Laws protect consumers

The lawyers for the customers are arguing that the policy violates several state anti-discrimination laws, as well as the ADA, as lactose intolerance and milk allergies are considered disabilities under the ADA. Overseas, however, Dunkin’ doesn’t charge the same added costs for non-dairy alternatives, showing it is possible to do the same in the United States.

“Being able to drink milk is a choice for some people, but it’s not for others. Lactose intolerance is a disability under the Americans with Disabilities Act, as amended,” Enica told NBC News. When the ADA was passed in 1990 it did not have provisions for people with allergens or intolerance to food, but those were incorporated by amendments in 2008. Under the law, businesses must make reasonable modifications not to exclude, segregate, or treat people with disabilities unfairly.

Why do people drink non-dairy milk?

There is a growing market for non-dairy milks in the United States, and it’s not expected to slow anytime soon, The New York Times reports. In 2022, non-dairy milks made up 20 percent of the market and $4 billion in sales, and brands are trying to grow their market by advertising to kids too, Bloomberg reports. The new and diverse products cater to a historically underserved market: lactose and dairy intolerant people. But they also serve a growing number of Americans who are concerned about farming's environmental impacts and animal welfare.  

Some of the most popular dairy alternatives are:

  • Almond Milk
  • Soy Milk
  • Coconut Milk
  • Oat Milk
  • Rice Milk
  • Cashew Milk
  • Hemp Milk

So what’s the fuss?

As the milks gain popularity and acceptance, businesses have to decide how to include them into their menus. Starbucks is facing a similar proposed class action lawsuit, where customers are accusing the beverage giant of discrimination, which it is trying to have dismissed.

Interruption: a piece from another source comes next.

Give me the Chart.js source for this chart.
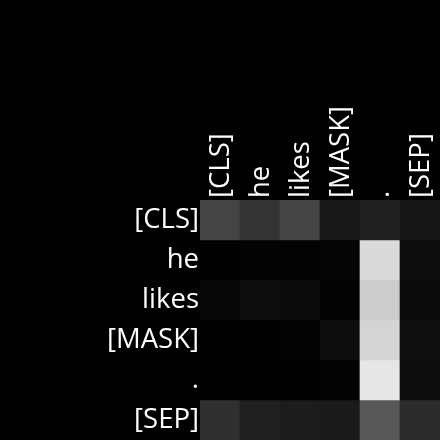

Meanwhile, the dairy industry sees this growth in milk alternatives as a real threat to its market, Bloomberg reports, and it has become a contentious issue in politics and advertising. Last year, a teenager in California secured a settlement with her school district after filing a lawsuit that accused the school administration, L.A. Unified School District, and USDA of violating her first amendment rights by telling her to praise cow’s milk, the Washington Post reports.

Whatever your views on non-dairy milks, the issue at the heart of the proposed class action lawsuit is discrimination. Should businesses be able to charge more for alternative milks? Let us know your thoughts.

The plaintiffs are represented by Trenton R. Kashima of Milberg Coleman Bryson Phillips Grossman PLLC.

The Dunkin’s Donuts plant milk surcharge class action lawsuit is Garland et al v. Dunkin Donuts LLC, Case No. 3:23-cv-06621, in the U.S. District Court for the Northern District of California.